Toasted sesame oil is a flavor booster! It adds nice nutty aroma and rich toasty flavor. A little bit goes a long way. The key is to add sesame oil toward the end of cooking process, as the fragrance gets lost when it is heated for a long time. As a finishing touch, I add a tablespoon or so to stir-fry, gyoza dumplings, and hijiki no nimono (simmered hijiki seaweed dish). Toasted sesame oil is different from non-toasted sesame oil. One you find on an Asian isle at a grocery store is most likely toasted sesame oil which is for finishing and flavoring, whereas sesame oil is for cooking. How to distinguish? A color. Toasted sesame oil got a beautiful umber color vs an olive oil like color of non-toasted sesame oil. Store in a fridge once opened.
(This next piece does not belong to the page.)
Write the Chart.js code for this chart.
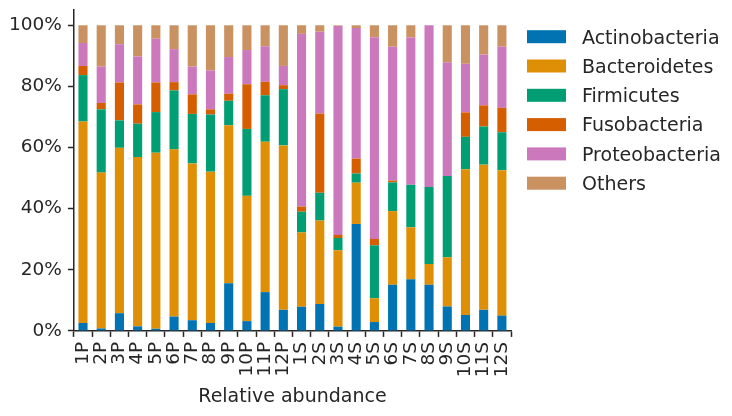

Japanese toasted seaweed is usually sold as “sushi nori” on Amazon and at Japanese market. There are two major types of nori; Ajinori (flavored seaweed) and yakinori (unseasoned toasted seaweed). In the last couple years, flavored nori became increasingly popular for healthy snacks. Japanese people often use ajinori for rice balls, but for cooking, I recommend having unseasoned toasted seaweed in stock. You can of course use it for sushi but also as a garnish for salad and Japanese inspired pasta dishes. Nori has to be earthy and crispy. If you can, find one with less sheet counts. That way, you can use it up before it socks up moisture and becomes soggy.
10. Syoga (Fresh Ginger)
One thing I purchase at a grocery store every week without failing is ginger. Fresh ginger adds a sharp yet not-super-hot spicy taste. You can use fresh ginger from stir fried rice to soup, to seaweed salad, to a marinade for syogayaki (ginger pork dish). If ketchup makes any dish kids-friendly, ginger “adult-nize”s any dish with a subtle accent. Besides being a tasty spice, this underrated superfood is a digestion helper, cold fighter, and low blood sugar promoter. Ginger powder works well for baking but does not add the same potent and warm flavor and aroma to savory dishes so make sure to grab fresh ginger!